-- What the task requires --
Could you give the data below again, exactly and completely?

---

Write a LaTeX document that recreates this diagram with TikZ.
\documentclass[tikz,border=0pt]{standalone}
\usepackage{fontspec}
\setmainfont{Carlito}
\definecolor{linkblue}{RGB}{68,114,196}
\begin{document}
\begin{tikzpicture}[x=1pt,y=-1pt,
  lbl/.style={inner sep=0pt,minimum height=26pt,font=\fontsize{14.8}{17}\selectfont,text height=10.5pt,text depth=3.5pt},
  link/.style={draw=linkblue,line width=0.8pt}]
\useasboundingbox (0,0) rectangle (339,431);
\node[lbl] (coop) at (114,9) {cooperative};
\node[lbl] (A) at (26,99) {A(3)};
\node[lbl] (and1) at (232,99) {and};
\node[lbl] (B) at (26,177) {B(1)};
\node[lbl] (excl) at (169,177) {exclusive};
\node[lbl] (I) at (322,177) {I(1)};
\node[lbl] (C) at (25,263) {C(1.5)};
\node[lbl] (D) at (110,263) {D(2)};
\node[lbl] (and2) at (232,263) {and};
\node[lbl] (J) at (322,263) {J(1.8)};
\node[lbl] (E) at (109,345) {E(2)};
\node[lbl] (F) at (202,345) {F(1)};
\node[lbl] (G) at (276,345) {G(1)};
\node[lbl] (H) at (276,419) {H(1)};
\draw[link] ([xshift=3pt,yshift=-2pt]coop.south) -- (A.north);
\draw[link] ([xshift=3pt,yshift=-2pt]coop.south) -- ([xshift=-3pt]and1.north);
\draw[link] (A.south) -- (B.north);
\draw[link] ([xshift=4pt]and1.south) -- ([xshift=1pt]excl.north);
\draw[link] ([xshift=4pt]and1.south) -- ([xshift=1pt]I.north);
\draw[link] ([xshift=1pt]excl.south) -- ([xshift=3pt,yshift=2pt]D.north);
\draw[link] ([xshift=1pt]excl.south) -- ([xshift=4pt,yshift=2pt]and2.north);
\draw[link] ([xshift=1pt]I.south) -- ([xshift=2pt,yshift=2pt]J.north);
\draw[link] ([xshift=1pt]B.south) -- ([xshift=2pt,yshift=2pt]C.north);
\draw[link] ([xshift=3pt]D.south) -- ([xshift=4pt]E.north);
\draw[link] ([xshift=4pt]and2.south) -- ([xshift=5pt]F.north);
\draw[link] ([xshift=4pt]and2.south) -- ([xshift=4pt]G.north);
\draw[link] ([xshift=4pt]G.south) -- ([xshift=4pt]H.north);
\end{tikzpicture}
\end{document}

---

-- Task solution --
Write a LaTeX document that recreates this diagram with TikZ.
\documentclass[tikz,border=0pt]{standalone}
\usepackage{fontspec}
\setmainfont{Carlito}
\definecolor{linkblue}{RGB}{68,114,196}
\begin{document}
\begin{tikzpicture}[x=1pt,y=-1pt,
  lbl/.style={inner sep=0pt,minimum height=26pt,font=\fontsize{14.8}{17}\selectfont,text height=10.5pt,text depth=3.5pt},
  link/.style={draw=linkblue,line width=0.8pt}]
\useasboundingbox (0,0) rectangle (339,431);
\node[lbl] (coop) at (114,9) {cooperative};
\node[lbl] (A) at (26,99) {A(3)};
\node[lbl] (and1) at (232,99) {and};
\node[lbl] (B) at (26,177) {B(1)};
\node[lbl] (excl) at (169,177) {exclusive};
\node[lbl] (I) at (322,177) {I(1)};
\node[lbl] (C) at (25,263) {C(1.5)};
\node[lbl] (D) at (110,263) {D(2)};
\node[lbl] (and2) at (232,263) {and};
\node[lbl] (J) at (322,263) {J(1.8)};
\node[lbl] (E) at (109,345) {E(2)};
\node[lbl] (F) at (202,345) {F(1)};
\node[lbl] (G) at (276,345) {G(1)};
\node[lbl] (H) at (276,419) {H(1)};
\draw[link] ([xshift=3pt,yshift=-2pt]coop.south) -- (A.north);
\draw[link] ([xshift=3pt,yshift=-2pt]coop.south) -- ([xshift=-3pt]and1.north);
\draw[link] (A.south) -- (B.north);
\draw[link] ([xshift=4pt]and1.south) -- ([xshift=1pt]excl.north);
\draw[link] ([xshift=4pt]and1.south) -- ([xshift=1pt]I.north);
\draw[link] ([xshift=1pt]excl.south) -- ([xshift=3pt,yshift=2pt]D.north);
\draw[link] ([xshift=1pt]excl.south) -- ([xshift=4pt,yshift=2pt]and2.north);
\draw[link] ([xshift=1pt]I.south) -- ([xshift=2pt,yshift=2pt]J.north);
\draw[link] ([xshift=1pt]B.south) -- ([xshift=2pt,yshift=2pt]C.north);
\draw[link] ([xshift=3pt]D.south) -- ([xshift=4pt]E.north);
\draw[link] ([xshift=4pt]and2.south) -- ([xshift=5pt]F.north);
\draw[link] ([xshift=4pt]and2.south) -- ([xshift=4pt]G.north);
\draw[link] ([xshift=4pt]G.south) -- ([xshift=4pt]H.north);
\end{tikzpicture}
\end{document}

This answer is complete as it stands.